Subscription-based on-demand services are doing a Blockbuster to live ad-revenue TV. It’s the norm to skip TV advertising. Again this is proved by the numbers. Since 2011, traditional TV viewing has dropped by more than 10 hours per week for 18 to 24-year-olds.

This says it all: MTV’s viewership has declined by more than 60 per cent since 2011.

Money, money, money

Is advertising expensive? Well, according to estimates by Guerillascope, it costs as little as £800 to buy a daytime-TV ad slot on Channel 5 in the UK. However, if you want to reach someone who has a job, you may have to pay more.

A 30-second ad during ITV’s breakfast schedule – between the likes of Good Morning Britain or Lorraine – costs between £3,000 and £4,000 on average. This may seem inexpensive until you realise that YouTube can host the same content free and you might get millions of hits.
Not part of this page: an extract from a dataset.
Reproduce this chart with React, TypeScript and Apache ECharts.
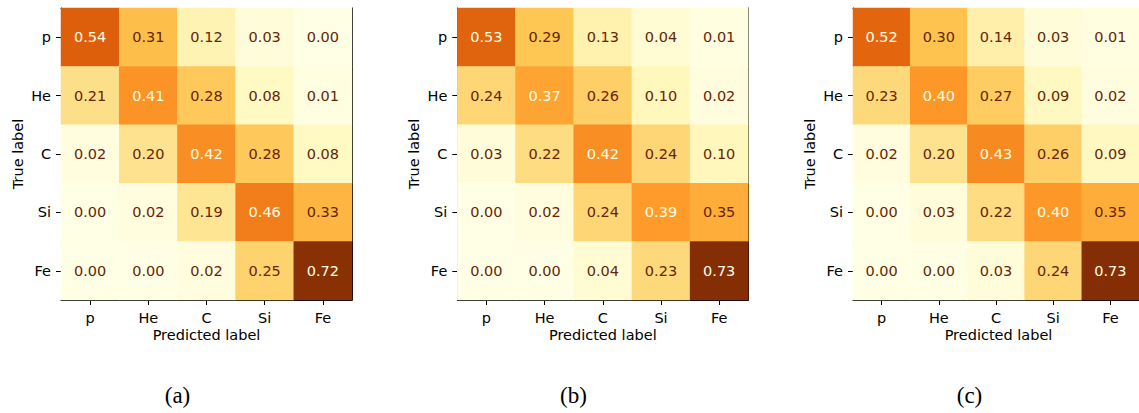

Content marketing vs advertising: conclusion

If the above proves anything, it is that content marketing and advertising are not mutually exclusive. TV advertising frequently features on company websites, just as content marketing can be used on TV. Above all, consumers need to be entertained and informed – and there are many ways to do this.

A good example is Red Bull’s coverage of Felix Baumgartner’s record-breaking jump from the edge of space in 2012. It would have been foolish and impractical to make this part of an ad break, yet it helped align the Red Bull brand with excitement and extreme sports.

At the same time, a 30-second ad will struggle to be heard among the mass of videos posted to YouTube each day. It is about picking the right tool for the job. And to do this you must align the pros of advertising and content marketing.

Use brand advertising strategy to formulate the aims for your content marketing. Or use your own platforms to publish long-form multimedia content.

Good marketing means everything is able to work together.